If this behaviour is the norm, then "Charity" is a misnomer. Instead of making a donation, giving a gift, making an offering, all of which imply some sort of good intention or sacrifice, many people are usng charity shops as an alternative to putting out the rubbish. Clearly they are not seriously considering whether the items offered up are saleable - if they believe that the people who buy from charity shops have such low standards it is a very sad indictment of the human race.

My suspicion is that most people don't actually stop to think. Their assumption is that instead of consigning an item to the rubbish, it is worth sending it via the charity shop just in case someone might want it. They don't stop to think of the poor dears who have to empty the binbags (sometimes with rubber gloves and long 'grabbers') but bask in a general feeling of satisfaction, based on their decluttering efforts and an unfounded assumption that someone in the local area will be glad of the filthy detritus they have cast off. As Mary pointed out, the fact that the charities post plastic bags like binbags through the doors, conveys an impression that the items to be put inside are akin to rubbish.

If instead, (as Ms Portas unsuccessfully tried to convince the Orpington locals in episode one) people were to see making a donation to a charity shop as akin to donating money - giving something of instrinsic value that imples some sacrifice, things would be very different.

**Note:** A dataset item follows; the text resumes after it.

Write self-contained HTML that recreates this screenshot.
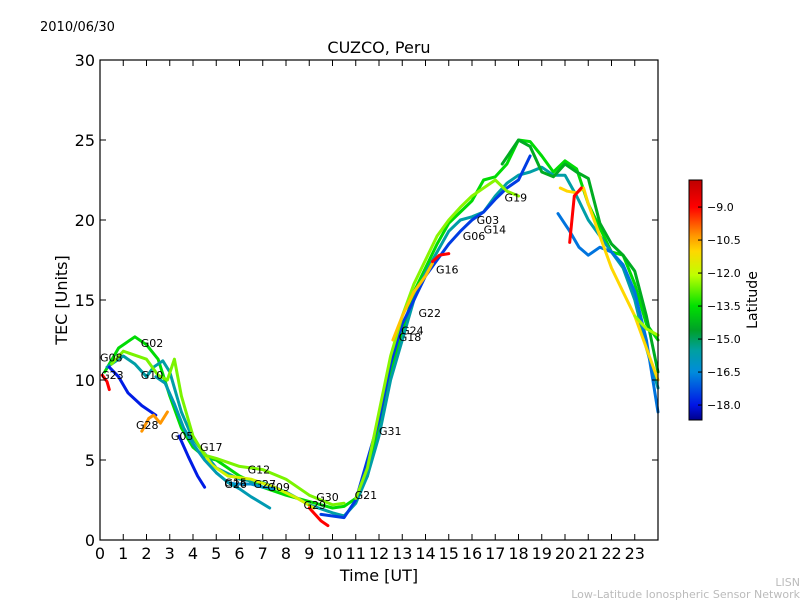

So all you well-intentioned people, please stop to think before you fill that bag up and dump it on your doorstep or the in the doorway of your local thrift store, and ask yourself if seriously you would expect another human being to see value in the contents. Go back to your wardrobe, have another root around and choose one or two things that you think there is a possibility you might still want to wear yourself (an outfit that looks good, was quite expensive but is just too tight now?) and instead of letting it languish (it will never fit you again and you know that really, don't you!) give it up and let someone else enjoy it. That is charitable giving

Oh and please make sure anything you give is CLEAN!!!!!